=== PROVIDED RECORDS ===
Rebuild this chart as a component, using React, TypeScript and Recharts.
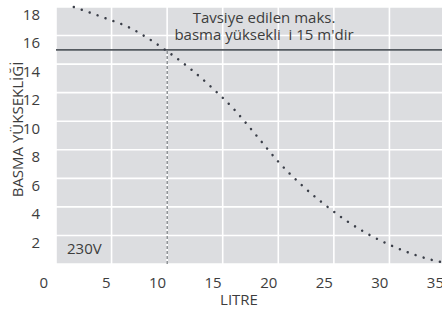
import React from 'react'
import {
  LineChart,
  Line,
  XAxis,
  YAxis,
  CartesianGrid,
  ReferenceLine,
} from 'recharts'

// values
const litre = [1.6, 4.5, 6.5, 8.4, 10, 12, 14, 16, 18, 20, 22, 24, 26, 28, 30, 32, 34, 35]
const head = [18, 17.2, 16.6, 15.75, 14.9, 13.73, 12.37, 10.85, 9.03, 7.17, 5.6, 4.27, 3.1, 2.13, 1.35, 0.72, 0.25, 0.08]
const xTicks = [0, 5, 10, 15, 20, 25, 30, 35]
const yTicks = [0, 2, 4, 6, 8, 10, 12, 14, 16, 18]
const maxHead = 15
const markLitre = 10
const noteLines = ['Tavsiye edilen maks.', 'basma yüksekli\u00a0\u00a0i 15 m\'dir']
const voltage = '230V'

const data = litre.map((x, i) => ({ x, y: head[i] }))

const FONT = '"Open Sans", sans-serif'
const TEXT = '#3d3d3d'
const INK = '#555a60'
const PANEL = '#dcdde0'

function XTick({ x, y, payload }: any) {
  const shift = payload.value === 0 ? -8 : -1
  return (
    <text x={x + shift} y={y} dy={16} textAnchor="end" fill={TEXT} fontSize={15} fontFamily={FONT}>
      {payload.value}
    </text>
  )
}

function YTick({ x, y, payload }: any) {
  // the 0 is shared with the x axis, drawn there
  if (payload.value === 0) return null
  return (
    <text x={x - 8} y={y} dy={12.5} textAnchor="end" fill={TEXT} fontSize={15} fontFamily={FONT}>
      {payload.value}
    </text>
  )
}

function YTitle({ viewBox }: any) {
  const cx = viewBox.x + 18
  const cy = viewBox.y + viewBox.height / 2 - 6
  return (
    <text
      x={cx}
      y={cy}
      transform={`rotate(-90 ${cx} ${cy})`}
      textAnchor="middle"
      dy={5}
      fill={TEXT}
      fontSize={15}
      fontFamily={FONT}
    >
      BASMA YÜKSEKLİĞİ
    </text>
  )
}

// x title, plus the 230V tag sitting just above the axis in the plot corner
function XTitle({ viewBox }: any) {
  return (
    <g fill={TEXT} fontSize={15} fontFamily={FONT}>
      <text x={viewBox.x + viewBox.width / 2 - 11.5} y={viewBox.y + 41} textAnchor="middle">
        LITRE
      </text>
      <text x={viewBox.x + 11} y={viewBox.y - 10}>
        {voltage}
      </text>
    </g>
  )
}

function Note({ viewBox }: any) {
  const cx = viewBox.x + 208
  return (
    <g fill={TEXT} fontSize={15} fontFamily={FONT}>
      <text x={cx} y={viewBox.y - 27} textAnchor="middle">
        {noteLines[0]}
      </text>
      <text x={cx} y={viewBox.y - 10} textAnchor="middle">
        {noteLines[1]}
      </text>
    </g>
  )
}

export default function App() {
  return (
    <div style={{ position: 'absolute', left: 0, top: 0 }}>
      <LineChart width={442} height={311} data={data} margin={{ top: 7, right: -3, bottom: 0, left: 0 }}>
        <CartesianGrid fill={PANEL} fillOpacity={1} stroke="#ffffff" strokeWidth={1.6} />
        <XAxis
          dataKey="x"
          type="number"
          domain={[0, 35]}
          ticks={xTicks}
          height={47}
          axisLine={false}
          tickLine={false}
          tick={<XTick />}
          interval={0}
          label={<XTitle />}
        />
        <YAxis
          type="number"
          domain={[0, 18]}
          ticks={yTicks}
          width={56}
          axisLine={false}
          tickLine={false}
          tick={<YTick />}
          interval={0}
          label={<YTitle />}
        />
        <ReferenceLine y={maxHead} stroke={INK} strokeWidth={1.6} label={<Note />} />
        <ReferenceLine
          segment={[{ x: markLitre, y: 0 }, { x: markLitre, y: maxHead }]}
          stroke={INK}
          strokeWidth={1}
          strokeDasharray="3 2"
        />
        <Line
          dataKey="y"
          type="monotone"
          stroke="#3a3e48"
          strokeWidth={2.5}
          strokeDasharray="0.01 8.4"
          strokeLinecap="round"
          dot={false}
          isAnimationActive={false}
        />
      </LineChart>
    </div>
  )
}
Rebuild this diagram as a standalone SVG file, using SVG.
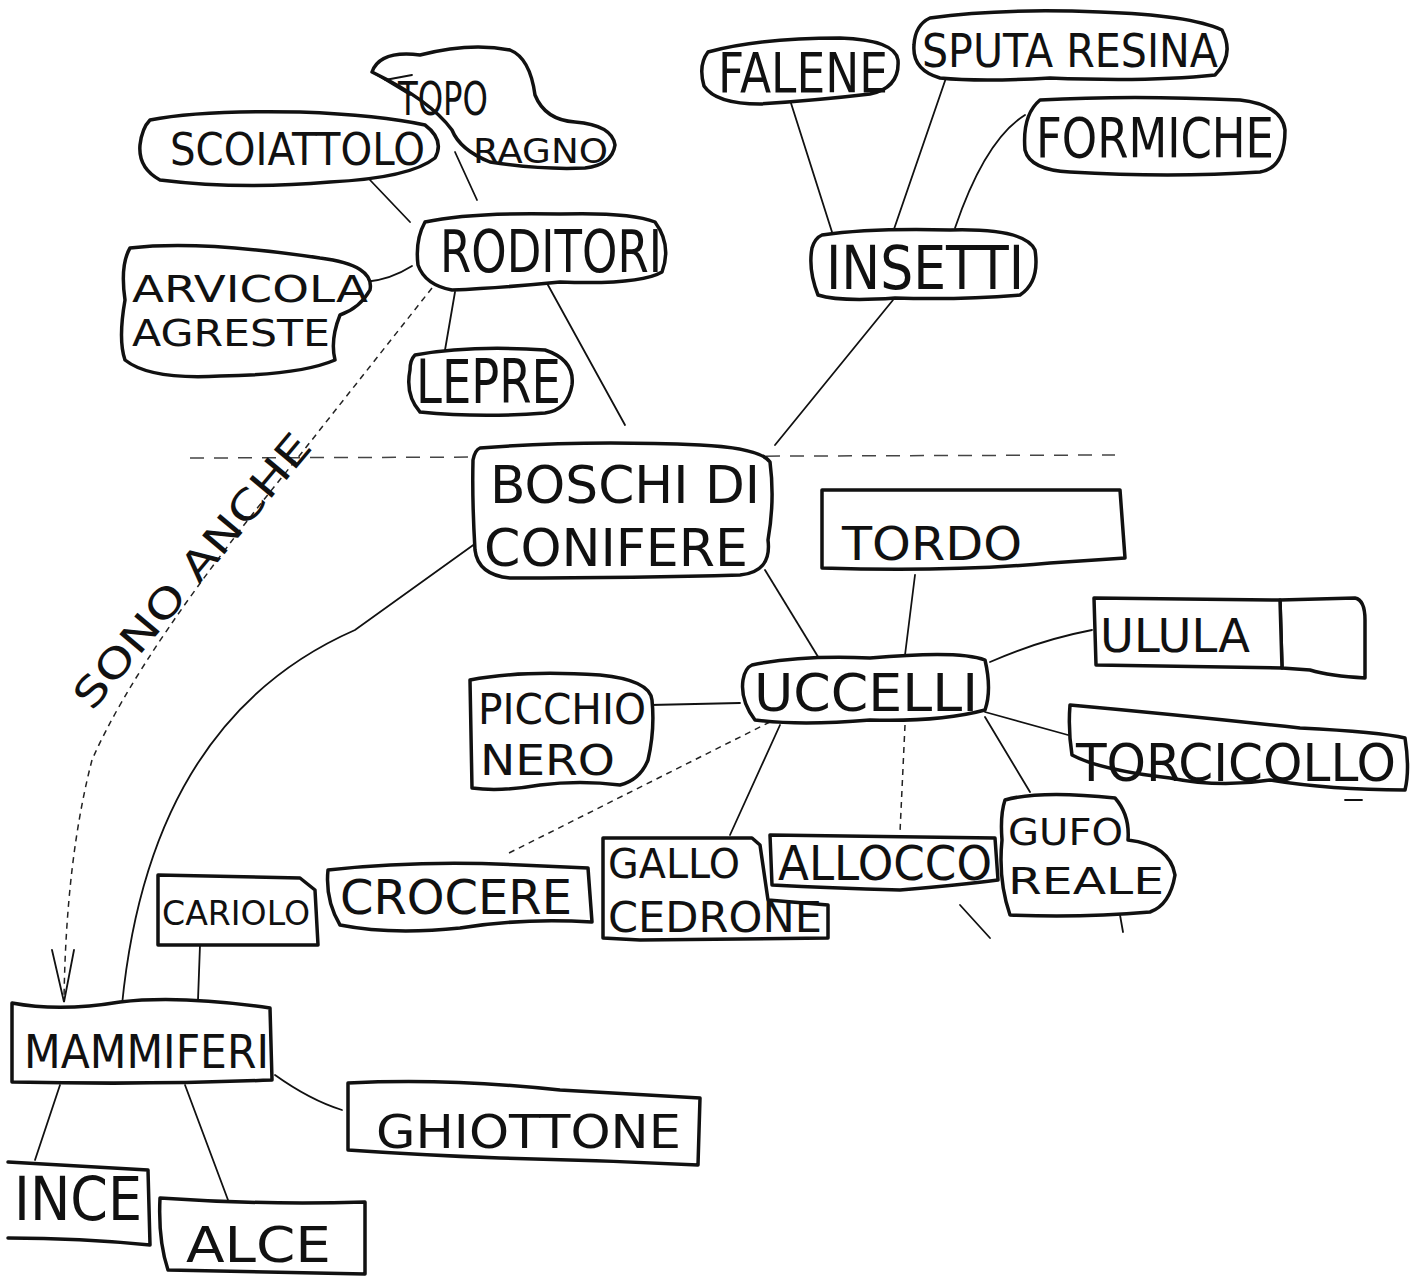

=== SET TASK ===
Exclude the pictures and transcribe all of the entries exactly.

=== FINAL ANSWER ===
Rebuild this chart as a component, using React, TypeScript and Recharts.
import React from 'react'
import {
  LineChart,
  Line,
  XAxis,
  YAxis,
  CartesianGrid,
  ReferenceLine,
} from 'recharts'

// values
const litre = [1.6, 4.5, 6.5, 8.4, 10, 12, 14, 16, 18, 20, 22, 24, 26, 28, 30, 32, 34, 35]
const head = [18, 17.2, 16.6, 15.75, 14.9, 13.73, 12.37, 10.85, 9.03, 7.17, 5.6, 4.27, 3.1, 2.13, 1.35, 0.72, 0.25, 0.08]
const xTicks = [0, 5, 10, 15, 20, 25, 30, 35]
const yTicks = [0, 2, 4, 6, 8, 10, 12, 14, 16, 18]
const maxHead = 15
const markLitre = 10
const noteLines = ['Tavsiye edilen maks.', 'basma yüksekli\u00a0\u00a0i 15 m\'dir']
const voltage = '230V'

const data = litre.map((x, i) => ({ x, y: head[i] }))

const FONT = '"Open Sans", sans-serif'
const TEXT = '#3d3d3d'
const INK = '#555a60'
const PANEL = '#dcdde0'

function XTick({ x, y, payload }: any) {
  const shift = payload.value === 0 ? -8 : -1
  return (
    <text x={x + shift} y={y} dy={16} textAnchor="end" fill={TEXT} fontSize={15} fontFamily={FONT}>
      {payload.value}
    </text>
  )
}

function YTick({ x, y, payload }: any) {
  // the 0 is shared with the x axis, drawn there
  if (payload.value === 0) return null
  return (
    <text x={x - 8} y={y} dy={12.5} textAnchor="end" fill={TEXT} fontSize={15} fontFamily={FONT}>
      {payload.value}
    </text>
  )
}

function YTitle({ viewBox }: any) {
  const cx = viewBox.x + 18
  const cy = viewBox.y + viewBox.height / 2 - 6
  return (
    <text
      x={cx}
      y={cy}
      transform={`rotate(-90 ${cx} ${cy})`}
      textAnchor="middle"
      dy={5}
      fill={TEXT}
      fontSize={15}
      fontFamily={FONT}
    >
      BASMA YÜKSEKLİĞİ
    </text>
  )
}

// x title, plus the 230V tag sitting just above the axis in the plot corner
function XTitle({ viewBox }: any) {
  return (
    <g fill={TEXT} fontSize={15} fontFamily={FONT}>
      <text x={viewBox.x + viewBox.width / 2 - 11.5} y={viewBox.y + 41} textAnchor="middle">
        LITRE
      </text>
      <text x={viewBox.x + 11} y={viewBox.y - 10}>
        {voltage}
      </text>
    </g>
  )
}

function Note({ viewBox }: any) {
  const cx = viewBox.x + 208
  return (
    <g fill={TEXT} fontSize={15} fontFamily={FONT}>
      <text x={cx} y={viewBox.y - 27} textAnchor="middle">
        {noteLines[0]}
      </text>
      <text x={cx} y={viewBox.y - 10} textAnchor="middle">
        {noteLines[1]}
      </text>
    </g>
  )
}

export default function App() {
  return (
    <div style={{ position: 'absolute', left: 0, top: 0 }}>
      <LineChart width={442} height={311} data={data} margin={{ top: 7, right: -3, bottom: 0, left: 0 }}>
        <CartesianGrid fill={PANEL} fillOpacity={1} stroke="#ffffff" strokeWidth={1.6} />
        <XAxis
          dataKey="x"
          type="number"
          domain={[0, 35]}
          ticks={xTicks}
          height={47}
          axisLine={false}
          tickLine={false}
          tick={<XTick />}
          interval={0}
          label={<XTitle />}
        />
        <YAxis
          type="number"
          domain={[0, 18]}
          ticks={yTicks}
          width={56}
          axisLine={false}
          tickLine={false}
          tick={<YTick />}
          interval={0}
          label={<YTitle />}
        />
        <ReferenceLine y={maxHead} stroke={INK} strokeWidth={1.6} label={<Note />} />
        <ReferenceLine
          segment={[{ x: markLitre, y: 0 }, { x: markLitre, y: maxHead }]}
          stroke={INK}
          strokeWidth={1}
          strokeDasharray="3 2"
        />
        <Line
          dataKey="y"
          type="monotone"
          stroke="#3a3e48"
          strokeWidth={2.5}
          strokeDasharray="0.01 8.4"
          strokeLinecap="round"
          dot={false}
          isAnimationActive={false}
        />
      </LineChart>
    </div>
  )
}
Rebuild this diagram as a standalone SVG file, using SVG.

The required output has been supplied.